The other day, one of the cable channels was running a marathon of "The Waltons." It was one of my favorite shows growing up.
After a while, though all that fawning and preening of the magnificence known as John-Boy caused my brothers and I to just want to give him a good smack up side the head sometime.
I, personally, just don't "get" why everyone thought John-Boy was so
special.
The family scraped and saved every nickel they could for John Boy's education and what did he do? Write three novels that hardly anyone bought and he was dropped from his publisher. When he returned to Walton's Mountain after the war, he had to go back to Boatright University and take a job as a professor because, as his publisher stated, there was already a glut of wartime novels on the market...who needs another.
Jason got a music scholarship...what did he do with it? Well, he had the opportunity to appear on The Grand Ole Opry, but some sort of family crisis prevented him from accepting it. After the war, he bought the Dew Drop Inn so he could contribute to the delinquency of Walton's Mountain by selling liquor and playing the piano every night. Yeah, that was scholarship money well-spent.
That brings us to Mary Ellen. Mary Ellen sashayed up to nursing school thinking that they were just going to fall all over her wonderfulness and she'd walk out the door the next week and be a nurse.
Well, they sure put her in her place in a New York minute. The minute she started taking the admittance test, she discovered (horror of horrors!!!!) it contained questions about CHEMISTRY....and ALGEBRA!!!!! (the nerve!)
She hadn't taken those courses in high school and had absolutely no idea they would be on the entrance test. I'll throw her a bone and allow that it is entirely possible that those courses were not offered back when she was in high school, but before she even registered for the test you would have thought she'd have the sense that God gave a billy goat to do a little research.
I mean she knew she was going to be a nurse before she even got out of high school. How about asking John Boy to take her to the school one day so she could talk to someone at the school? How about sitting down with that traveling nurse on Walton's Mountain and say, "Uhhh....I know you can't tell me the exact questions that are on the entrance test, but can you tell me exactly what TYPES of questions are on that test? Do you have any books I can borrow? Can I follow you around for a week or so on my summer vacation to see what you do and if this is really something I want to do?"
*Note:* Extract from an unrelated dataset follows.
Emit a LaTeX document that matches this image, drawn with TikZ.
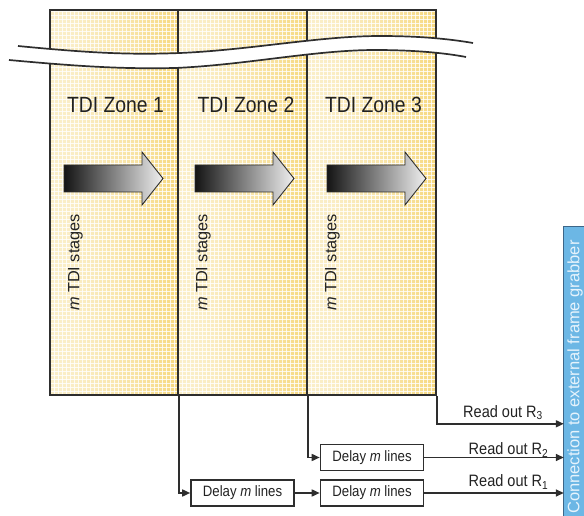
\documentclass[tikz,border=0pt]{standalone}
\usepackage{fontspec}
\setmainfont{Liberation Sans}
\newfontfamily\nf{Liberation Sans}[FakeStretch=0.88]
\usetikzlibrary{arrows.meta,calc}
\definecolor{txt}{HTML}{222222}
\definecolor{edge}{HTML}{2E2E2E}
\definecolor{barblue}{HTML}{6CB7E5}
\definecolor{baredge}{HTML}{3D6688}
\definecolor{bartext}{HTML}{E6F3FC}
\definecolor{za}{HTML}{FBF2D6}
\definecolor{zb}{HTML}{FAEDC4}
\definecolor{zc}{HTML}{F8E2A0}
\definecolor{zd}{HTML}{F6D674}
\definecolor{ze}{HTML}{F4CA50}
\definecolor{zf}{HTML}{F0BF2C}
\pgfdeclarehorizontalshading{zoneshade}{100bp}{color(0bp)=(za); color(35bp)=(zb); color(60bp)=(zc); color(80bp)=(zd); color(92bp)=(ze); color(100bp)=(zf)}
\tikzset{
  zone/.style={minimum width=#1, minimum height=385pt, inner sep=0pt,
    shading=zoneshade, draw=edge, line width=1.6pt,
    path picture={
      \foreach \i in {1,...,32}
        \draw[white, opacity=.8, line width=.9pt]
          ([xshift=\i*4pt]path picture bounding box.south west) --
          ([xshift=\i*4pt]path picture bounding box.north west);
      \foreach \j in {1,...,97}
        \draw[white, opacity=.8, line width=.9pt]
          ([yshift=\j*4pt]path picture bounding box.south west) --
          ([yshift=\j*4pt]path picture bounding box.south east);
    }},
  zonelabel/.style={anchor=base, text=txt, font=\nf\fontsize{22}{24}\selectfont},
  stages/.style={rotate=90, text=txt, font=\fontsize{16.3}{18}\selectfont, inner sep=0pt},
  bigarrow/.style={left color=black!92, right color=black!6, draw=edge, line width=.9pt},
  delaybox/.style={draw=edge, line width=1.6pt, fill=white, minimum width=103pt,
    minimum height=26pt, inner sep=0pt, text=txt, font=\nf\fontsize{15}{17}\selectfont},
  conn/.style={draw=edge, line width=1.6pt},
  arr/.style={conn, -{Triangle[length=8pt,width=7pt]}},
  readout/.style={anchor=base, text=txt, font=\nf\fontsize{16.5}{18}\selectfont, inner sep=0pt},
  breakline/.style={draw=edge, line width=1.7pt}
}
\begin{document}
\begin{tikzpicture}[x=1pt, y=-1pt]
\useasboundingbox (0,0) rectangle (584,516);

% zones
\node[zone=128pt] (z1) at (114,202.5) {};
\node[zone=129pt] (z2) at (242.5,202.5) {};
\node[zone=129pt] (z3) at (371.5,202.5) {};

% break band
\fill[white] (18,46) .. controls (90,53) and (130,55) .. (180,53)
  .. controls (250,50) and (320,36) .. (380,36)
  .. controls (420,36) and (450,39) .. (473,43)
  -- (466,57) .. controls (445,53) and (415,50) .. (375,50)
  .. controls (315,50) and (245,65) .. (175,68)
  .. controls (125,69) and (85,67) .. (9,60) -- cycle;
\draw[breakline] (18,46) .. controls (90,53) and (130,55) .. (180,53)
  .. controls (250,50) and (320,36) .. (380,36)
  .. controls (420,36) and (450,39) .. (473,43);
\draw[breakline] (9,60) .. controls (85,67) and (125,69) .. (175,68)
  .. controls (245,65) and (315,50) .. (375,50)
  .. controls (415,50) and (445,53) .. (466,57);

% labels
\node[zonelabel] (l1) at (115.5,112.5) {TDI Zone 1};
\node[zonelabel] (l2) at (246,112.5) {TDI Zone 2};
\node[zonelabel] (l3) at (373.5,112.5) {TDI Zone 3};

% big arrows
\foreach \x in {64,195,327}{
  \path[bigarrow] (\x,165) -- ++(78,0) -- ++(0,-13) -- ++(21,26.5) -- ++(-21,26.5)
    -- ++(0,-13) -- ++(-78,0) -- cycle;
}

% stage labels
\node[stages] (s1) at (75.5,262.5) {\textit{m} TDI stages};
\node[stages] (s2) at (203.5,262.5) {\textit{m} TDI stages};
\node[stages] (s3) at (332.5,262.5) {\textit{m} TDI stages};

% frame grabber bar
\node[fill=barblue, minimum width=20pt, minimum height=289pt, inner sep=0pt] (fg) at (574,371.5) {};
\draw[baredge, line width=1.2pt] (fg.south west) -- (fg.north west) -- (fg.north east);
\node[rotate=90, text=bartext, font=\fontsize{16.5}{18}\selectfont, inner sep=0pt] (fgt) at (575,377) {Connection to external frame grabber};

% delay boxes
\node[delaybox] (d1) at (242.5,493) {Delay \textit{m} lines};
\node[delaybox] (d2) at (372,493) {Delay \textit{m} lines};
\node[delaybox] (d3) at (372,457.5) {Delay \textit{m} lines};

% connectors
\draw[arr] (z1.south east) |- (d1.west);
\draw[arr] (d1.east) -- (d2.west);
\draw[arr] (z2.south east) |- (d3.west);
\draw[arr] (z3.south east) -- ++(0,28) coordinate (k3) -- (k3 -| fg.west);
\draw[arr] (d3.east) -- (d3.east -| fg.west);
\draw[arr] (d2.east) -- (d2.east -| fg.west);

% read out labels
\node[readout] (r3) at (503,417) {Read out R\textsubscript{3}};
\node[readout] (r2) at (508.5,454.5) {Read out R\textsubscript{2}};
\node[readout] (r1) at (508.5,486.5) {Read out R\textsubscript{1}};
\end{tikzpicture}
\end{document}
And then, as soon as she's admitted to nursing school she dang near KILLS grandma! "Oh Grandma...you just have that virus that goin' around. Go to bed, drink plenty of fluids, yada yada yada." Turns out Grandma had appendicitis and they managed to get her to the hospital right before it burst. Way to go Mary Ellen.
Ben and Erin at least had a little bit of sense. Ben could wheel and deal to get what he wanted, but he really could be an a$$hole when he wanted. Erin took a couple of typing and shorthand courses and got a job as a secretary at JD Pickett's plant. To hear her tell it, she ran the plant.
When you really think about it, Jim-Bob was the most useful and likeable of
the bunch.
Who built a short-wave radio that was able to communicate all the
way to London during the blitz and find the mother of the two orphans
right at Christmas? Jim-Bob.
Who built an ENTIRE car from pieces of scrap he found around Walton's Mountain? Jim-Bob.
And when John-Boy returned from the war, returned to Boatright, and
was going to start up their television department, who went home and
started building a television so the rest of the family could see
John-Boy on TV? That would be.....(drum roll, please) Jim-Bob.
If you were having trouble with your washing machine and needed help
with a repair, you'd have to wait on John-Boy to whip out his Big Chief
writing pad and write about the whippoorwills singing in the pines, the
aroma of the honeysuckle vines after a summer rain, and the laughter of
the children as they walked home from school. Jason would have to find his harmonica first and Ben would want to know what was in it for him.
Jim-Bob would have simply walked to the
junkyard and found a stove pipe, some old garden hoses, and an old war
surplus filing cabinet and built a brand new washing machine.
Jim-Bob.....the McGyver of the Depression.